Source code of charts
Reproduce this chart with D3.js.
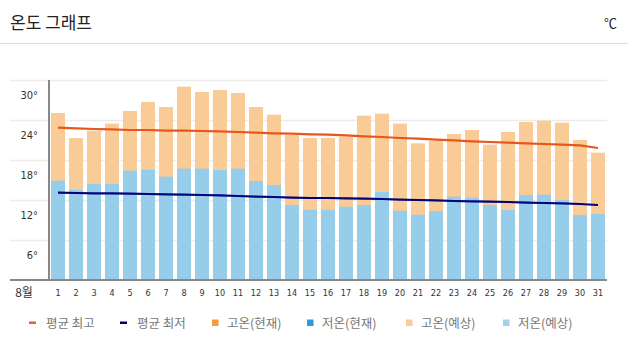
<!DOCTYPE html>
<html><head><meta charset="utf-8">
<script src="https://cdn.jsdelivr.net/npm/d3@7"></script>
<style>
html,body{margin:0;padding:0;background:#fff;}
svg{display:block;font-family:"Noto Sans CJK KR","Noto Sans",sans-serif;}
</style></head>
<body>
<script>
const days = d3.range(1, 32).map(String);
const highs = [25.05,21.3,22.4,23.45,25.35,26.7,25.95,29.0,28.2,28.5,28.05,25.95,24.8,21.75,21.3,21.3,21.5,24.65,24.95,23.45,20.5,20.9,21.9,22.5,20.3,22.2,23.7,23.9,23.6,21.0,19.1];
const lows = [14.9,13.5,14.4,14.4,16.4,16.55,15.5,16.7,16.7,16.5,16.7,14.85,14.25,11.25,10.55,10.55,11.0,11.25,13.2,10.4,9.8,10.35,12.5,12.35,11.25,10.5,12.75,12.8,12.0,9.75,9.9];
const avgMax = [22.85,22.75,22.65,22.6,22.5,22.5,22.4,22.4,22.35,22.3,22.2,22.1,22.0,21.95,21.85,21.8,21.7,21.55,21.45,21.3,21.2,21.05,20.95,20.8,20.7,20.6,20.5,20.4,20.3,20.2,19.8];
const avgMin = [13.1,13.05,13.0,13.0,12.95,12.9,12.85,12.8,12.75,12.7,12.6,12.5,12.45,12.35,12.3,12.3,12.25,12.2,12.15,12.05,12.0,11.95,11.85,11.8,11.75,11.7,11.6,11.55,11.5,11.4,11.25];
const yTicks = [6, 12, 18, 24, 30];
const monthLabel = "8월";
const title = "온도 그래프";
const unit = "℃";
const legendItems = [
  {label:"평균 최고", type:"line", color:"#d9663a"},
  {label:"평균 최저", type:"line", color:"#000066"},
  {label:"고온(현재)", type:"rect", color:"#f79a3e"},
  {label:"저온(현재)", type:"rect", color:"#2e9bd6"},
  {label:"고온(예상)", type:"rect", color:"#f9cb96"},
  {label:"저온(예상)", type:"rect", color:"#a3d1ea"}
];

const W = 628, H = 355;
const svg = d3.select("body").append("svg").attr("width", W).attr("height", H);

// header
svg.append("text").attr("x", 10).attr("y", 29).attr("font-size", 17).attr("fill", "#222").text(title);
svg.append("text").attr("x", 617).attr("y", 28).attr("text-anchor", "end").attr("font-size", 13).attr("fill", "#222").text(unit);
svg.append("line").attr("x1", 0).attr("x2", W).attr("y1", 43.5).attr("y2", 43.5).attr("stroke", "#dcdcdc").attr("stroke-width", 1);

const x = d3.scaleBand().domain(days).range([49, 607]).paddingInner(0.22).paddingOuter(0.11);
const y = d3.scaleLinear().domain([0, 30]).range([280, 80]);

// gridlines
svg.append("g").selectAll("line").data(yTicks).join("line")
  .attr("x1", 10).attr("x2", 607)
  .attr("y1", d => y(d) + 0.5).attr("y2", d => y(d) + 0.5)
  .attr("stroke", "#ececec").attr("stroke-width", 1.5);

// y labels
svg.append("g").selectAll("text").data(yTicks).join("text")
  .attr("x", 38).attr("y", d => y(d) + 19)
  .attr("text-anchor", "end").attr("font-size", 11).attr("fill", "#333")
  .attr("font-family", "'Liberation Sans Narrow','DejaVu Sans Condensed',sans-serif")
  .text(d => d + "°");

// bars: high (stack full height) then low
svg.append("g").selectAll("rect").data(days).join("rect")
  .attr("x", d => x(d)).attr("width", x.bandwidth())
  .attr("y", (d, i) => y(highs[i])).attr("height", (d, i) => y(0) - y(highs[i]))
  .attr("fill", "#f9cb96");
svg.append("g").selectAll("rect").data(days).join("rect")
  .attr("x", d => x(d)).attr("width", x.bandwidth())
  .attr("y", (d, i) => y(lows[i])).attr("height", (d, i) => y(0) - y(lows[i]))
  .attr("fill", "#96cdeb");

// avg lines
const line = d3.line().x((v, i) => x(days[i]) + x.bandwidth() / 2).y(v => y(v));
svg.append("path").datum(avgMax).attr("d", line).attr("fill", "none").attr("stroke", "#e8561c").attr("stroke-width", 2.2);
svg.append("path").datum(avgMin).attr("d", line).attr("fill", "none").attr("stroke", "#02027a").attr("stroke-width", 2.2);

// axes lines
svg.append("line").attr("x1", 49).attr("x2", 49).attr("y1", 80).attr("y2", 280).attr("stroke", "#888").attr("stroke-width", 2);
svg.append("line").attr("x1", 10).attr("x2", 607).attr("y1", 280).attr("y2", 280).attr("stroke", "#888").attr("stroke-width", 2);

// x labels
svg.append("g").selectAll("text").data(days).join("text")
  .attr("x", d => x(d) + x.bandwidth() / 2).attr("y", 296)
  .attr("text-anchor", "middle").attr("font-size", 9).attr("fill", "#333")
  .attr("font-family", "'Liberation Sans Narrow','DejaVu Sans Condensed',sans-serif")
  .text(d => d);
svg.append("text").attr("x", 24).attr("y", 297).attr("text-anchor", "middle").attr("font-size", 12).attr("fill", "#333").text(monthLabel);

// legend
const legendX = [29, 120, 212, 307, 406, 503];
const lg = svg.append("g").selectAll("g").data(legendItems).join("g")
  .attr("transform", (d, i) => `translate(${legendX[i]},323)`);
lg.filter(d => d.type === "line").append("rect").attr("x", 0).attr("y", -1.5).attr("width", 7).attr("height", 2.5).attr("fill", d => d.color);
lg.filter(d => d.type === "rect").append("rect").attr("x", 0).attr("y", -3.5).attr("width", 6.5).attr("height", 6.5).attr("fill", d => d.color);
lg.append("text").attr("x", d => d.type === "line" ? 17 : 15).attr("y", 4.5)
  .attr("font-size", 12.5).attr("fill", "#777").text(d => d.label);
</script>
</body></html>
---
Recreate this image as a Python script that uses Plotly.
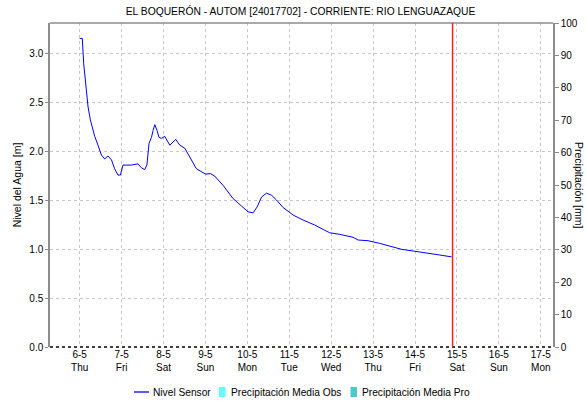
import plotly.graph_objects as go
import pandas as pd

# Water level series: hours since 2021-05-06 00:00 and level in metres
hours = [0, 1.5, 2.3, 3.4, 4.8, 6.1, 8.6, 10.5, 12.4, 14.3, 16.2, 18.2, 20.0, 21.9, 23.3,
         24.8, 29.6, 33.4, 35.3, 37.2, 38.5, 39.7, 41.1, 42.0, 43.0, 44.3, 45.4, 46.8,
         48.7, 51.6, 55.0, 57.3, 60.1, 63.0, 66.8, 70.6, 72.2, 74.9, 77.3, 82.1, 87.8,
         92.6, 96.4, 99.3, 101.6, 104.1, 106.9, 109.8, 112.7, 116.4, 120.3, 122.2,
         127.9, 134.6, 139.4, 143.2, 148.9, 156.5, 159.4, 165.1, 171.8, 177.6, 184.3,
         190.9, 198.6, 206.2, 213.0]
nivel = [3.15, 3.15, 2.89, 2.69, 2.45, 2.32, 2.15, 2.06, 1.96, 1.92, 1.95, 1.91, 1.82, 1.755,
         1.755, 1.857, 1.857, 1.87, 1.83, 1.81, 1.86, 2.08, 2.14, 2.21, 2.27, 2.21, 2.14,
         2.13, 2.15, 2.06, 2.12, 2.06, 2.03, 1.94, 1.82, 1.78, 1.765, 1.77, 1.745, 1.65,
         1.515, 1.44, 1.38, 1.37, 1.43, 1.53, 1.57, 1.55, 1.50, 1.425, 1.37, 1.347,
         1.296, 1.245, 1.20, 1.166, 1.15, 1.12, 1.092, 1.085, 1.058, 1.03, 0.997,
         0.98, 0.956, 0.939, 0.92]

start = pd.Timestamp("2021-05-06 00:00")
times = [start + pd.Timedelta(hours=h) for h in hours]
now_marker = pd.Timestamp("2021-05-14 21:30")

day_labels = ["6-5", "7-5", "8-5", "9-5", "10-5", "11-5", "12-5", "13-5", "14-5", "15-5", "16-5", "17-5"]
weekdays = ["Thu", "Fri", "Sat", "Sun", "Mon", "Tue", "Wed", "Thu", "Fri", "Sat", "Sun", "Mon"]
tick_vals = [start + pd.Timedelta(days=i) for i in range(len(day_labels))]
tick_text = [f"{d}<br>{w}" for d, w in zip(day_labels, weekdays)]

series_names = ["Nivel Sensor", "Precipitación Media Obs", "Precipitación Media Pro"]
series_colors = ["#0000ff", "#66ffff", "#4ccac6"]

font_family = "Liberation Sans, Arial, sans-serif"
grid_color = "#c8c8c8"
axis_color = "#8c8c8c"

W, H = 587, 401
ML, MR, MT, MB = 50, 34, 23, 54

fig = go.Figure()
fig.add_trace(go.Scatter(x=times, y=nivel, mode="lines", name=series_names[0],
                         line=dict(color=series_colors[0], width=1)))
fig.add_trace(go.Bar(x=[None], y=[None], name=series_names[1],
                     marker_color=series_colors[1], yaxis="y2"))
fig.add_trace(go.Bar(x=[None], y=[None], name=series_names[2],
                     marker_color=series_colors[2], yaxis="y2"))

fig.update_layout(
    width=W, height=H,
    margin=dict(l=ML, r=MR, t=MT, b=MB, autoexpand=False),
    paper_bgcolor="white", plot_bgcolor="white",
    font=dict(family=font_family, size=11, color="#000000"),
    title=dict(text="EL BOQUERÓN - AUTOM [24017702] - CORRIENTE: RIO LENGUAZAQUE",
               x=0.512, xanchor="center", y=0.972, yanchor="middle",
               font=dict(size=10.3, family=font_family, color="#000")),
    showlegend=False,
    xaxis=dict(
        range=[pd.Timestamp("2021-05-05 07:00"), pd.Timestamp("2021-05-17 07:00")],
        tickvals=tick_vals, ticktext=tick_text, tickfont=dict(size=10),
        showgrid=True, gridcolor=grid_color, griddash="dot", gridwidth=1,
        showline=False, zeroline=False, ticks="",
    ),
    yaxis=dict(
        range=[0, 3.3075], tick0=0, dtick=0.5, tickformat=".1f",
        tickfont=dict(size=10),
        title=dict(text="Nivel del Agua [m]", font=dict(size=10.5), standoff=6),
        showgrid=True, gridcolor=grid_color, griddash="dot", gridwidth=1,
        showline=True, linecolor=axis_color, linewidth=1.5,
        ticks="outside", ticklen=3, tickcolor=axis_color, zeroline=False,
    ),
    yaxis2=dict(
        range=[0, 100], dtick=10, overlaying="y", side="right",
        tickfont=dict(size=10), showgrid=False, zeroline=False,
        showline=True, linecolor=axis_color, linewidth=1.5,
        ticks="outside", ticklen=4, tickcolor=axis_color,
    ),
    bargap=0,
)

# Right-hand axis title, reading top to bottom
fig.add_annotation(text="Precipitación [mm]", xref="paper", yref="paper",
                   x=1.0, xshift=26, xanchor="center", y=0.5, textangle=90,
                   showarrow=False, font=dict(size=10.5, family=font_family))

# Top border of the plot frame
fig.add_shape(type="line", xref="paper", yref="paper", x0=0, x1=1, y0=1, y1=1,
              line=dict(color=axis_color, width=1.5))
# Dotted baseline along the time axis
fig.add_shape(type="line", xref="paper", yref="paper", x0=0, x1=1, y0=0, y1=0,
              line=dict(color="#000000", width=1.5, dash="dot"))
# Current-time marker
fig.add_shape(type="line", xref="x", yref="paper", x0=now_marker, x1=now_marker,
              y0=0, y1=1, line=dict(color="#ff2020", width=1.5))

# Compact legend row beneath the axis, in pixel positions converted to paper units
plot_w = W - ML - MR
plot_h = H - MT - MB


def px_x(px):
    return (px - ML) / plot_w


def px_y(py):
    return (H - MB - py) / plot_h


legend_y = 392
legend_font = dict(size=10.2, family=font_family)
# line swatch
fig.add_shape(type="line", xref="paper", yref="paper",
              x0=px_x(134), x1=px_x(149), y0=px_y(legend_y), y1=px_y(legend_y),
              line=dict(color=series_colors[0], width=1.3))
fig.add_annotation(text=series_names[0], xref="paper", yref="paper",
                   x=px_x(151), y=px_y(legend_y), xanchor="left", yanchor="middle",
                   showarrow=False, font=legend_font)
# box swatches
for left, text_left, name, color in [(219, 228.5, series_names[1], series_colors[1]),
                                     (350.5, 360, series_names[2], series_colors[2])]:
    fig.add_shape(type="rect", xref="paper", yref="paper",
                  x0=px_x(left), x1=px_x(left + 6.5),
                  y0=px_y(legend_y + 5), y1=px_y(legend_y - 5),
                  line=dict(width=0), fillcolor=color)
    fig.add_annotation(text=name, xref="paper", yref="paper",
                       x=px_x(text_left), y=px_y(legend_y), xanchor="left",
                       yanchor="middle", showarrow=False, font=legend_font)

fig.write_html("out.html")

WHAT IS EXPECTED. Every line from the one containing "Recreate this image" to the one containing "import pandas as pd" should be output exactly, both ends included. Nothing else goes in, and no pictures either.

RESULT OF THE TASK.
Recreate this image as a Python script that uses Plotly.
import plotly.graph_objects as go
import pandas as pd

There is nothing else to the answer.